Player Welfare and Injury Management
In this second blog on wearable technology in sport, I am going to be summarising my research into how the technology can be used for player welfare. Arguably the most successful athletes in their disciplines are the ones that are able to look after their bodies, stay injury free, and have a long and prosperous career. Roger Federer for example, my favourite tennis player and arguably the greatest of all time, has stayed at the very top of the sport winning 20 grand slams over a career of 22 years. A huge part of this prolonged success is down to his graceful, elegant style that takes very little toll on his body. Injury prevention and conditioning is an increasingly important aspect of every athlete’s life, professional and amateur.
Since the boom in wearable technology it has been incorporated in a whole array of uses to prevent injury, in and out of sport. The start-up company I am working for, Liveskin, is developing wearable sensors for contact sports such as rugby. The sensors will measure collision forces with the aim to improve technique – the lack of which is a very common cause of injury. The tool will provide real-time feedback to coaches who can then compare the impacts alongside footage. This product focuses on prevention of injury by refining how a sport can be coached. A more common tool for injury prevention is through monitoring the players performance. I will talk in the next post about monitoring from a specific performance analysis point of view, but from an injury prevention point of view, there are a number of devices that monitor the musculoskeletal system in ways that provide analysis on how the body is performing.
The type of injury can vary depending on the type of sport that is being played. Cycling injuries happen instantly at very short notice, for example, whilst running injuries tend to develop more slowly over time. These slow developing injuries can be monitored. Sensoria Socks have developed a wearable that detect foot strike, weight distribution and rhythm of movement to find out whether there is any variation from usual data that can be attributed to early signs of injury. Stridalyzer works in a similar way.

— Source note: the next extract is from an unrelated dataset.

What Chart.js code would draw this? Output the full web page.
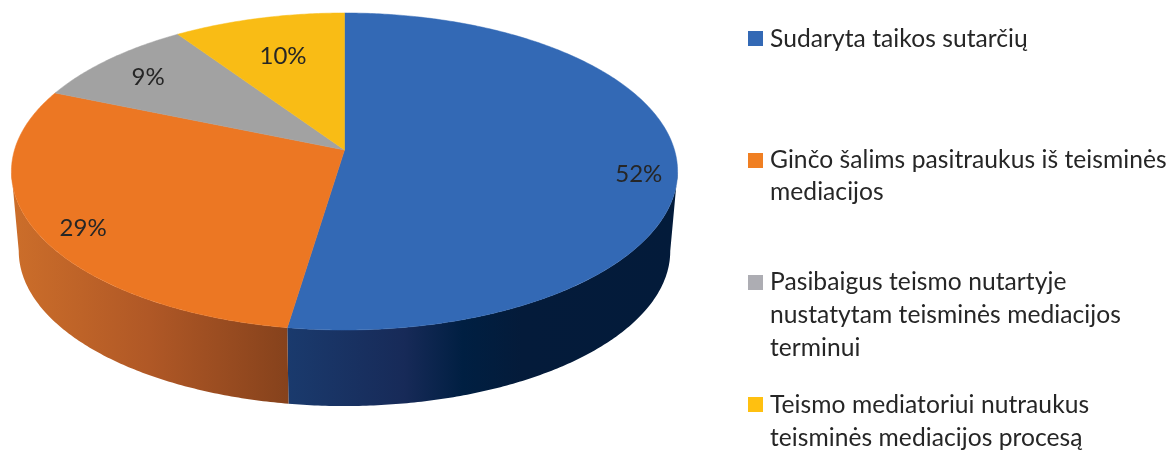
<!DOCTYPE html>
<html>
<head>
<meta charset="utf-8">
<script src="https://cdn.jsdelivr.net/npm/chart.js@4/dist/chart.umd.min.js"></script>
<style>
    html, body { margin: 0; background: #fff; }
    #wrap { position: relative; width: 1170px; height: 450px; overflow: hidden; }
    canvas { position: absolute; left: 0; top: 0; }
    .swatch { position: absolute; left: 748px; width: 15px; height: 15px; }
    .line { position: absolute; left: 770px; font: 24.6px Lato, sans-serif; letter-spacing: 0.05px; color: #262626; white-space: nowrap; line-height: 32px; }
</style>
</head>
<body>
<div id="wrap"><canvas id="pie" width="1170" height="450"></canvas></div>
<script>
const categories = [
    ['Sudaryta taikos sutarčių'],
    ['Ginčo šalims pasitraukus iš teisminės', 'mediacijos'],
    ['Pasibaigus teismo nutartyje', 'nustatytam teisminės mediacijos', 'terminui'],
    ['Teismo mediatoriui nutraukus', 'teisminės mediacijos procesą']
];
const shares = [52.4, 28.9, 9.2, 9.5];
const colors = ['#3369b5', '#ec7723', '#a2a2a2', '#f9bc15'];
const swatchColors = ['#3369b5', '#f07f22', '#adadb3', '#ffc010'];

// side wall shading, left to right across the slice
const sideShades = [
    [[0, '#1a3a6d'], [0.3, '#172a58'], [0.45, '#001f42'], [0.6, '#041b3a'], [1, '#031b3a']],
    [[0, '#cc6e2a'], [0.5, '#b05826'], [1, '#86421c']],
    [[0, '#888888'], [1, '#888888']],
    [[0, '#c8960f'], [1, '#c8960f']]
];

// where the labels sit: fraction of the radius, then a small nudge
const labelRadius = [0.91, 0.86, 0.8, 0.69];
const labelNudge = [[-8, 13], [1, 9], [-5, 1], [0, 0]];
const legendTops = [[22], [143, 175], [265, 298, 331], [388, 421]];
const swatchTops = [31, 153, 275, 397];

// the picture is a tilted disc, so this is a perspective map of the unit circle
const view = { cx: 344.5, cy: 150, a: 330, b: 155.6, k: 0.1356, depth: 80, shrink: 0.978 };

function project(u, v, low) {
    const w = 1 - view.k * v;
    const s = low ? view.shrink : 1;
    return {
        x: view.cx + s * view.a * u / w,
        y: view.cy + (low ? view.depth : 0) + s * view.b * v / w
    };
}

function rim(ctx, from, to, low, first) {
    const steps = Math.max(2, Math.ceil(Math.abs(to - from) / 0.01));
    for (let i = 0; i <= steps; i++) {
        const t = from + (to - from) * i / steps;
        const p = project(Math.cos(t), Math.sin(t), low);
        if (i === 0 && first) ctx.moveTo(p.x, p.y);
        else ctx.lineTo(p.x, p.y);
    }
}

const tiltedPie = {
    id: 'tiltedPie',
    beforeDatasetsDraw(chart) {
        const ctx = chart.ctx;
        const arcs = chart.getDatasetMeta(0).data;

        // front wall first, only the part of the rim that faces us
        const frontFrom = Math.acos(-view.k) - Math.PI / 2;
        const frontTo = Math.PI - frontFrom;
        arcs.forEach((arc, i) => {
            const from = Math.max(arc.startAngle, frontFrom);
            const to = Math.min(arc.endAngle, frontTo);
            if (to <= from) return;
            const left = project(Math.cos(to), Math.sin(to), false).x;
            const right = project(Math.cos(from), Math.sin(from), false).x;
            const grad = ctx.createLinearGradient(left, 0, right, 0);
            sideShades[i].forEach(s => grad.addColorStop(s[0], s[1]));
            ctx.beginPath();
            rim(ctx, from, to, false, true);
            rim(ctx, to, from, true, false);
            ctx.closePath();
            ctx.fillStyle = grad;
            ctx.fill();
        });

        // top face
        arcs.forEach((arc, i) => {
            const c = project(0, 0, false);
            ctx.beginPath();
            ctx.moveTo(c.x, c.y);
            rim(ctx, arc.startAngle, arc.endAngle, false, false);
            ctx.closePath();
            ctx.fillStyle = colors[i];
            ctx.strokeStyle = colors[i];
            ctx.lineWidth = 0.5;
            ctx.fill();
            ctx.stroke();
        });

        // percent labels
        ctx.font = '24px Lato, sans-serif';
        ctx.fillStyle = '#262626';
        ctx.textAlign = 'center';
        ctx.textBaseline = 'middle';
        arcs.forEach((arc, i) => {
            const mid = (arc.startAngle + arc.endAngle) / 2;
            const p = project(labelRadius[i] * Math.cos(mid), labelRadius[i] * Math.sin(mid), false);
            ctx.fillText(Math.round(shares[i]) + '%', p.x + labelNudge[i][0], p.y + labelNudge[i][1]);
        });
        return false;
    }
};

new Chart(document.getElementById('pie'), {
    type: 'pie',
    data: {
        labels: categories,
        datasets: [{ data: shares, backgroundColor: colors, borderWidth: 0 }]
    },
    options: {
        responsive: false,
        animation: false,
        plugins: { legend: { display: false }, tooltip: { enabled: false } }
    },
    plugins: [tiltedPie]
});

const wrap = document.getElementById('wrap');
categories.forEach((lines, i) => {
    const box = document.createElement('div');
    box.className = 'swatch';
    box.style.top = swatchTops[i] + 'px';
    box.style.background = swatchColors[i];
    wrap.appendChild(box);
    lines.forEach((text, j) => {
        const line = document.createElement('div');
        line.className = 'line';
        line.style.top = legendTops[i][j] + 'px';
        line.textContent = text;
        wrap.appendChild(line);
    });
});
</script>
</body>
</html>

Another slow developing injury is Chronic traumatic encephalopathy (CTE) which is very common in American football and ice hockey players. CTE is a neurodegenerative disease that is caused by repetitive head injuries, and there is increasing concern over the development of head injuries in contact supports. Concussions in rugby in particular is an ever-growing issue, and there are new rules and regulations introduced each year to help safeguard players. In a recent study on American football players, it was found that 87% of 202 players tested, were found to be affected by CTE. CTE does not show symptoms for years, and often results in dementia. Due to the realisation that a great many American football players are being affected by CTE, a number of wearable products have been developed to recognise and diagnose any impact before it turns into an irreparable injury. FIT Guard have developed a mouth guard worn under the teeth which can determine the severity of collisions. Similarly, smart-foam is a material designed to be used within helmets that can determine head impacts.

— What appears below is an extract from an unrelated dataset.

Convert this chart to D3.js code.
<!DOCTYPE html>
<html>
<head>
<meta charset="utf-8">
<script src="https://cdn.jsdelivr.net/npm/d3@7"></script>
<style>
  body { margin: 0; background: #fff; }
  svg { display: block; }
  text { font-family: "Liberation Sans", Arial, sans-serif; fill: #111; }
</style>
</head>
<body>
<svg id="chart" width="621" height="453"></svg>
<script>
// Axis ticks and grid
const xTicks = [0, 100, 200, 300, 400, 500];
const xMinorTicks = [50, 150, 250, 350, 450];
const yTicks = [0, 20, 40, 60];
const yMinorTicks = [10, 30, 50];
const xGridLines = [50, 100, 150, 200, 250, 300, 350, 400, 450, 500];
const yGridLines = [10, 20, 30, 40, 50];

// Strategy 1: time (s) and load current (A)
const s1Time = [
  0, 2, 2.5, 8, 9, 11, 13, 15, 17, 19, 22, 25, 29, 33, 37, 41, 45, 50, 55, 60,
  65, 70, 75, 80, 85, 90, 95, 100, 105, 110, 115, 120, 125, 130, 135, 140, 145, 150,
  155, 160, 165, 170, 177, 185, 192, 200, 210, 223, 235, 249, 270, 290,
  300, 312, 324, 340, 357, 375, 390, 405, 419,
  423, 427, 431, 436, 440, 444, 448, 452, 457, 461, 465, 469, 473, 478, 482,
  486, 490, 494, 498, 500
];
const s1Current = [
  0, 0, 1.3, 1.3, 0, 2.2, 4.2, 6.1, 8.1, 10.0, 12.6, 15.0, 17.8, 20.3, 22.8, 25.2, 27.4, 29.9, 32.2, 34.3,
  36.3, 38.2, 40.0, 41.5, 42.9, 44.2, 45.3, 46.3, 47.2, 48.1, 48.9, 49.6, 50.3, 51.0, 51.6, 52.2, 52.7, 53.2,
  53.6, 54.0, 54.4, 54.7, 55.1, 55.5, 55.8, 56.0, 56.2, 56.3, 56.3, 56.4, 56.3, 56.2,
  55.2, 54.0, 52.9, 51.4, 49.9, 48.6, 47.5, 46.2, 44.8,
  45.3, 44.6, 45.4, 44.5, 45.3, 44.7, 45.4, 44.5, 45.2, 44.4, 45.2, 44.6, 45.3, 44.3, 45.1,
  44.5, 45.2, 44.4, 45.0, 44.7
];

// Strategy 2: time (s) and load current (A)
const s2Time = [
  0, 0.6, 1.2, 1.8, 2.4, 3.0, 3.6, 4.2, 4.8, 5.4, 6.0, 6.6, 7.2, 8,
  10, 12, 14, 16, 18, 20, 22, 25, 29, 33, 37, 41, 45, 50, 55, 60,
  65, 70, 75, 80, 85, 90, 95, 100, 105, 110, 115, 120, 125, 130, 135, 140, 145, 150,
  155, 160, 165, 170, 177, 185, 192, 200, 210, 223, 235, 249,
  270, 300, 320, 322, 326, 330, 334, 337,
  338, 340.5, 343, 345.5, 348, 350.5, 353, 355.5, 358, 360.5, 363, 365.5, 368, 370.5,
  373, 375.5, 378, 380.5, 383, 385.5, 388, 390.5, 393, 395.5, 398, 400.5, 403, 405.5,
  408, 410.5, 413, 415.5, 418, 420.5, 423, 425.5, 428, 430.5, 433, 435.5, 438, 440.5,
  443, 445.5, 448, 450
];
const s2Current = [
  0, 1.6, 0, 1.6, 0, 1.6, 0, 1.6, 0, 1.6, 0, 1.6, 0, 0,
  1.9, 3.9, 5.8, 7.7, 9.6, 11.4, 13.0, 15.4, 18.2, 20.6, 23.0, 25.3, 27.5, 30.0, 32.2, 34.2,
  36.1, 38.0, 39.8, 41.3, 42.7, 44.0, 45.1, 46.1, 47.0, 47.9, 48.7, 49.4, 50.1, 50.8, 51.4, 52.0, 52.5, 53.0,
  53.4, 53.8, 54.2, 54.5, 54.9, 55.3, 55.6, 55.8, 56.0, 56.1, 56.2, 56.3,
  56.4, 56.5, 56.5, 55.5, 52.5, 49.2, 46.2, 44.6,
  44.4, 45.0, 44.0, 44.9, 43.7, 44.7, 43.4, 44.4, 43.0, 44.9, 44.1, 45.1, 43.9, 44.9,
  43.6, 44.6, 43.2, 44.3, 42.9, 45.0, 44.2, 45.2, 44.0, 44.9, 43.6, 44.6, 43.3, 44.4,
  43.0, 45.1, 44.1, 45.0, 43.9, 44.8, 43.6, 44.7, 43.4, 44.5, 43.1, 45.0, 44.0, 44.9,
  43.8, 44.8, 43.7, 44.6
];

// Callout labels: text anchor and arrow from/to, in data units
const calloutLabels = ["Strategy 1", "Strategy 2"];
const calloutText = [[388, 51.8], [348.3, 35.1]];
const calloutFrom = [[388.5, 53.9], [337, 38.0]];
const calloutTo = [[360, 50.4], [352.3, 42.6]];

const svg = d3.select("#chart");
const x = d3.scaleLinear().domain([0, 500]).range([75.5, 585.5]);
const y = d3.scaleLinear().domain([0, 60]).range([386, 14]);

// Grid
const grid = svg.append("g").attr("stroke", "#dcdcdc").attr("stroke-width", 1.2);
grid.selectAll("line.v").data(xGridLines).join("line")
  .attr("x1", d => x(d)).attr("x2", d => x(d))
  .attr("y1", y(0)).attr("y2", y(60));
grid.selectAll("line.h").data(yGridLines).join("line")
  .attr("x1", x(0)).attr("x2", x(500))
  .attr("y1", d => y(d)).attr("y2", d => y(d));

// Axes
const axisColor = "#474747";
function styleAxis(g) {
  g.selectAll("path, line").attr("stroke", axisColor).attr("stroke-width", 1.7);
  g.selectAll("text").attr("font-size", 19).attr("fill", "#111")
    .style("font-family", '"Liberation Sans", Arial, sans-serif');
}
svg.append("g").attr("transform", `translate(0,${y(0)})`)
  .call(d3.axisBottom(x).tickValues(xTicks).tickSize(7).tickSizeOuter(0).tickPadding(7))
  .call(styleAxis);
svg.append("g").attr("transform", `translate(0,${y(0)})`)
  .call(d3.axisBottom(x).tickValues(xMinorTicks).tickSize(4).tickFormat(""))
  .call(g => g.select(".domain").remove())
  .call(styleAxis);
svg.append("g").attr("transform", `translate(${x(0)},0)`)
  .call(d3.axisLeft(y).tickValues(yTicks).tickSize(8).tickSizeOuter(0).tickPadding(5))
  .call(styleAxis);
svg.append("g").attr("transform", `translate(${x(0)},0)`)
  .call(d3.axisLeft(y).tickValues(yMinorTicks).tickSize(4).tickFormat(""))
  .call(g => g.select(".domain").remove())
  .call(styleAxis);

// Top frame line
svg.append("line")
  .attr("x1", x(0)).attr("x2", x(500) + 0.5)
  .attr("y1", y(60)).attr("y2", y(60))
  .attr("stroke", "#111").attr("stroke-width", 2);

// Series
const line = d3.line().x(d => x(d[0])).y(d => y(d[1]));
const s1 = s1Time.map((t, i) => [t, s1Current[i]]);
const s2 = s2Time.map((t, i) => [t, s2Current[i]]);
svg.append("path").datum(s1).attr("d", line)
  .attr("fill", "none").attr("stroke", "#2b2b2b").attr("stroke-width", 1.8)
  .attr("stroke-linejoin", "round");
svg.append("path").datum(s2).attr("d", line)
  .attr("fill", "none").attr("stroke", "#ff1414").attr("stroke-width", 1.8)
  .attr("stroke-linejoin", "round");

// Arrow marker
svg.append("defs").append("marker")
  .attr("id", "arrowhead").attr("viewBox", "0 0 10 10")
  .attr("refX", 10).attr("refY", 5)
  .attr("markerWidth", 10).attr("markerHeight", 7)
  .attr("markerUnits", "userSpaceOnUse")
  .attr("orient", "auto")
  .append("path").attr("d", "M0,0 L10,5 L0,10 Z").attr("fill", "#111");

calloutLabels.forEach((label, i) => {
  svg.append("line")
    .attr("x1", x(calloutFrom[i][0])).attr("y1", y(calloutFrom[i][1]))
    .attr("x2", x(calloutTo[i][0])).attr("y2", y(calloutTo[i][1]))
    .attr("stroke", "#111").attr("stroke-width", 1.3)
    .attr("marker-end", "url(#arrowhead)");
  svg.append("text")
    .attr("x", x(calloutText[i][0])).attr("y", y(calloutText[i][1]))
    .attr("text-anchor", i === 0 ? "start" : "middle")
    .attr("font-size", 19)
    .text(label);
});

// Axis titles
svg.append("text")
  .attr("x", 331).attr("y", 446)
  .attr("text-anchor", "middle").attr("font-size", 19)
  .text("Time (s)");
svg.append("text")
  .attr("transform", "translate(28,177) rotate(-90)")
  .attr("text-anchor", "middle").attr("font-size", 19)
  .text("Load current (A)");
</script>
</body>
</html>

Catapult is one of the leading companies in sport-based wearables. They have a device that is able to detect certain habits that a player might be developing. It has been implemented into both the NBA and NFL in America and has seen incredible results in reducing the number of injuries of basketball and football players. It can monitor the way that players jump, land and move, giving insights into whether they favour a certain side over the other, which is an early indicator of injury. In 2013 the Florida State Seminoles (University side) saw an 88% reduction in soft tissue injuries among their football players as a result of introducing Catapult sensors into their training.
Skiing is a sport, similar to cycling, that can cause injuries in an instant due to a collision or a crash. You can travel at tremendous speeds where the smallest mistake can lead to catastrophic consequences. Dainese, a motorcycle clothing brand, have developed a wearable airbag for speed-skiers. It is called the D-air Ski and it is a vest worn under your ski suit. The vest is designed to protect your torso and shoulders, and by utilising accelerometers and gyroscopes, it can identify when a crash is imminent and inflate. A product with a similar concept, but very different context, is the Hip’Safe, a wearable airbag that protects the elderly from a fall. Instant injury prevention is now being implemented in many high-speed and adventure sports.

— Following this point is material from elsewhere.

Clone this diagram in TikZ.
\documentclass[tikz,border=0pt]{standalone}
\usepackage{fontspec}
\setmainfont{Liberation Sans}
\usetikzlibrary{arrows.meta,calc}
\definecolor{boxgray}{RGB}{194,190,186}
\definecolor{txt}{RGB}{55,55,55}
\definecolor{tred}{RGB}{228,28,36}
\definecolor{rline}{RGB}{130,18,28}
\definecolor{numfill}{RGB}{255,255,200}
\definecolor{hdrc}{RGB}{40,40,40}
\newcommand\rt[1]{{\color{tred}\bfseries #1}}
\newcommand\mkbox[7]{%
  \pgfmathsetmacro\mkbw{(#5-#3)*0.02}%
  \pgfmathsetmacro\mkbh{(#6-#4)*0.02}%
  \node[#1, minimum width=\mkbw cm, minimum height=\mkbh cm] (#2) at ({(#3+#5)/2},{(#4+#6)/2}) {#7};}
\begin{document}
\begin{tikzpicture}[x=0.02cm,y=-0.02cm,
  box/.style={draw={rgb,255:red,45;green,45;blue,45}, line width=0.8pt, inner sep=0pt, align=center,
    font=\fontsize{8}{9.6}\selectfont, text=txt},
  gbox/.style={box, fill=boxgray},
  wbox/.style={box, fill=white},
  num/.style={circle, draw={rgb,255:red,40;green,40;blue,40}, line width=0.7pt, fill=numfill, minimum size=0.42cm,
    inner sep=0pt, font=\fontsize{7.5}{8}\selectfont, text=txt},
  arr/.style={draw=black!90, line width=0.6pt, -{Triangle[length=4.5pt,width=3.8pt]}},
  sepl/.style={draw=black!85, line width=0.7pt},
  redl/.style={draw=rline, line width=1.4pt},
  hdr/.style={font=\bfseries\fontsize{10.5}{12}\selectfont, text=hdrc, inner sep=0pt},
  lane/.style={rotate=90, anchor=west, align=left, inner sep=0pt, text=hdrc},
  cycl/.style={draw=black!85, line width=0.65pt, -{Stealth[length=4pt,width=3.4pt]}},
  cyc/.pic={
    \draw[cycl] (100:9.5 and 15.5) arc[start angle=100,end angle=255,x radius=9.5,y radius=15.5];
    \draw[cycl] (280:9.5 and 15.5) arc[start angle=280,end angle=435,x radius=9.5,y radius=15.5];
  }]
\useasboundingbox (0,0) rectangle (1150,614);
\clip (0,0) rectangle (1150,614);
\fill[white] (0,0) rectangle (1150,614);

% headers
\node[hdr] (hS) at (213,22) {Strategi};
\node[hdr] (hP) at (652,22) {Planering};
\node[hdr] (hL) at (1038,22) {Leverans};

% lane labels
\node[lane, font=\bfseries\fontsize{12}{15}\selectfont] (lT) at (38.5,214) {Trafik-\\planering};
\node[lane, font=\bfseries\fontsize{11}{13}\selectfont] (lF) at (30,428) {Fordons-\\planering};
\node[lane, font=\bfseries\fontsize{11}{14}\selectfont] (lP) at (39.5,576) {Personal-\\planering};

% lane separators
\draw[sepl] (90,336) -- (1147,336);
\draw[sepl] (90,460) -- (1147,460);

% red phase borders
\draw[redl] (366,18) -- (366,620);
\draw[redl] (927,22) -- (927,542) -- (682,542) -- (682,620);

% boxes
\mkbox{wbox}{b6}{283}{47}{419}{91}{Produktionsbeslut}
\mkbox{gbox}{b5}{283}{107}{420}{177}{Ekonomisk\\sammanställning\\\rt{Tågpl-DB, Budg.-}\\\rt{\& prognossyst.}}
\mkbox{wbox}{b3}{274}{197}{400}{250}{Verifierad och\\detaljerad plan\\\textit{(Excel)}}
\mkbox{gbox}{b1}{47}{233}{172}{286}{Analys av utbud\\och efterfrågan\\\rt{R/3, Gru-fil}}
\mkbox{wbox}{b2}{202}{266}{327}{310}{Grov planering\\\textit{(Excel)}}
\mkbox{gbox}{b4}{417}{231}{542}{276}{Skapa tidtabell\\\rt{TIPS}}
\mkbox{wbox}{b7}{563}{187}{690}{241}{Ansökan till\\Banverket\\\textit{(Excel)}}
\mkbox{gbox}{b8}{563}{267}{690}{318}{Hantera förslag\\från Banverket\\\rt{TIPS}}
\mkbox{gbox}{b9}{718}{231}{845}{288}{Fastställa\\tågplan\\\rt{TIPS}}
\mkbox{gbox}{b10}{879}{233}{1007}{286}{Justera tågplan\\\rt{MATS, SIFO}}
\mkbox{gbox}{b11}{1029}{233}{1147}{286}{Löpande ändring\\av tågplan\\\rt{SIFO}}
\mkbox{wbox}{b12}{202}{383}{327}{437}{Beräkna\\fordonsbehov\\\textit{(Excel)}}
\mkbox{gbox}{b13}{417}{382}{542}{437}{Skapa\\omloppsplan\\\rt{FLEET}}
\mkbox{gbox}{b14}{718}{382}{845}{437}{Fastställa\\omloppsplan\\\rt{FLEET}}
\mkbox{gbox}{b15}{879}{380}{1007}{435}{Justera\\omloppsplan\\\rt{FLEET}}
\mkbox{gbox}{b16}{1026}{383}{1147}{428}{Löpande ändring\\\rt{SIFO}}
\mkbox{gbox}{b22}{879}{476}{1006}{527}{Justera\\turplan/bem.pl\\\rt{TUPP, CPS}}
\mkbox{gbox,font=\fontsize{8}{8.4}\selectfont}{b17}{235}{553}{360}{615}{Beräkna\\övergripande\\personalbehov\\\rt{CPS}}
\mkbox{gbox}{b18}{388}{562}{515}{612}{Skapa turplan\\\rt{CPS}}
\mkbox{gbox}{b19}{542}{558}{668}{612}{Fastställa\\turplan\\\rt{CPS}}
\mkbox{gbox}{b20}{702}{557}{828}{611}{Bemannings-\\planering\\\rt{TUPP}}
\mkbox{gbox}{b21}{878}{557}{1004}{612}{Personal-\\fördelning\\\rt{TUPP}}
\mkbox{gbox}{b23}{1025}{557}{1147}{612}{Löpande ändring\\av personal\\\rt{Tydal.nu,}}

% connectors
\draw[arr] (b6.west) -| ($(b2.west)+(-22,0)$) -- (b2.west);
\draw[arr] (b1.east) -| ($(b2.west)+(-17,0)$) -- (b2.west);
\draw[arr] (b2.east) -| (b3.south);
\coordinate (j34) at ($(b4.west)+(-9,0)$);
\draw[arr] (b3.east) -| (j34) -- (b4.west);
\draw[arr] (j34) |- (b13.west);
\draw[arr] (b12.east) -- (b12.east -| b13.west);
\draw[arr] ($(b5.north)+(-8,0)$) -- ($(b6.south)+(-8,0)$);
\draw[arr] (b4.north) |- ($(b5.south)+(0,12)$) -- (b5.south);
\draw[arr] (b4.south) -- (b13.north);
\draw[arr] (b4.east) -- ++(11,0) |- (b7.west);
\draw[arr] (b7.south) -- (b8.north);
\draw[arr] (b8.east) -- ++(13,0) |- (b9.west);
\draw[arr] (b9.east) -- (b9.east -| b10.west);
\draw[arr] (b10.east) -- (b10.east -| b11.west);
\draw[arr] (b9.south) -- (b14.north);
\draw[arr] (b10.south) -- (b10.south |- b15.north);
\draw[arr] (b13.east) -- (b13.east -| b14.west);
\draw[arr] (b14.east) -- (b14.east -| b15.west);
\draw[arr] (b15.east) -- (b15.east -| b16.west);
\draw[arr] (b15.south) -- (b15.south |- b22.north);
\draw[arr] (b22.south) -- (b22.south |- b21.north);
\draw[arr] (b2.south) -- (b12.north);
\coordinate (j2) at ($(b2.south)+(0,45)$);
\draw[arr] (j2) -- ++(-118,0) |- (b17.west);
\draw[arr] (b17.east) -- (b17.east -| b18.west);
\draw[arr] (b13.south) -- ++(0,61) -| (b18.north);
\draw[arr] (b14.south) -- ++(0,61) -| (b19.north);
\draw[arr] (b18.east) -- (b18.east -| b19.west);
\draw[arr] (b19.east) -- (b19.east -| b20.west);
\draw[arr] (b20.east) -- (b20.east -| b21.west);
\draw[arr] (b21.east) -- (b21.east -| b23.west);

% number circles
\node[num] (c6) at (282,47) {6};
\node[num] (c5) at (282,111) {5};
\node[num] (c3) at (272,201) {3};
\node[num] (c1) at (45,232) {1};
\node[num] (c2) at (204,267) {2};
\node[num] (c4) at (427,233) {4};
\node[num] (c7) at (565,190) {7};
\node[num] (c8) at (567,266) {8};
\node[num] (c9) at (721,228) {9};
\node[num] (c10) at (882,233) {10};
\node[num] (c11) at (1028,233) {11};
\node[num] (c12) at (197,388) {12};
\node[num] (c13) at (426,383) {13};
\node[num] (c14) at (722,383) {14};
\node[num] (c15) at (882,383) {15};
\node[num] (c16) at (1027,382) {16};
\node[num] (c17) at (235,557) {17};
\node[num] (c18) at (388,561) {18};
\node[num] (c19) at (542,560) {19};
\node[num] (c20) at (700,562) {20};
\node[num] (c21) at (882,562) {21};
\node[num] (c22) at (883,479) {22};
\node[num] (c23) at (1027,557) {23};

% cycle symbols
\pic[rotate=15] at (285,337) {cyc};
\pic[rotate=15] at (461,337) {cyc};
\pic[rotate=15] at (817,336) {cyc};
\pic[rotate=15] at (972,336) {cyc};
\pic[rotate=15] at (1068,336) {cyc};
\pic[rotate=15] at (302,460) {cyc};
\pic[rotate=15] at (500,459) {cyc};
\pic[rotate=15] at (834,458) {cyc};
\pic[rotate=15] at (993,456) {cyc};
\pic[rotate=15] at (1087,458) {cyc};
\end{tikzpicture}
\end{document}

Player rehabilitation is often more arduous and painstaking that the injury itself, as players are desperate to get back ‘on the field of play’ as soon as possible. For professional athletes being able to play their sport is their livelihood, so they have a huge incentive to play as much as they can. This eagerness is very often detrimental, as players return to compete too early in their rehab process and as a result cause further injury. The NFL are using ViPerform, a biomechanical analysis technology from dorsaVi. It has been used particularly well for knee ligament rehab. The ligaments in your knees are put under a huge amount of strain in most sports. I can count a number of players that I have played rugby with that have ruptured or sprained ligaments in their knees, and can say with confidence that it is a very frustrating rehab process. ViPerform can see what physiotherapists are unable to see with just their naked eye. It can show the stability in the knee, reveal how much force can be put through the knee (useful when compared to the other one). From this data, a player specific training program can be implemented to address any issues.
America tends to be leading the way with this technology, especially within contact sports, which are a particular interest of mine. I haven’t yet come across anything that has been designed for use within rugby (outside of LikeSkin), which is odd considering the current concerns around concussions in the sport. Perhaps this could be a project worth considering for my final year project.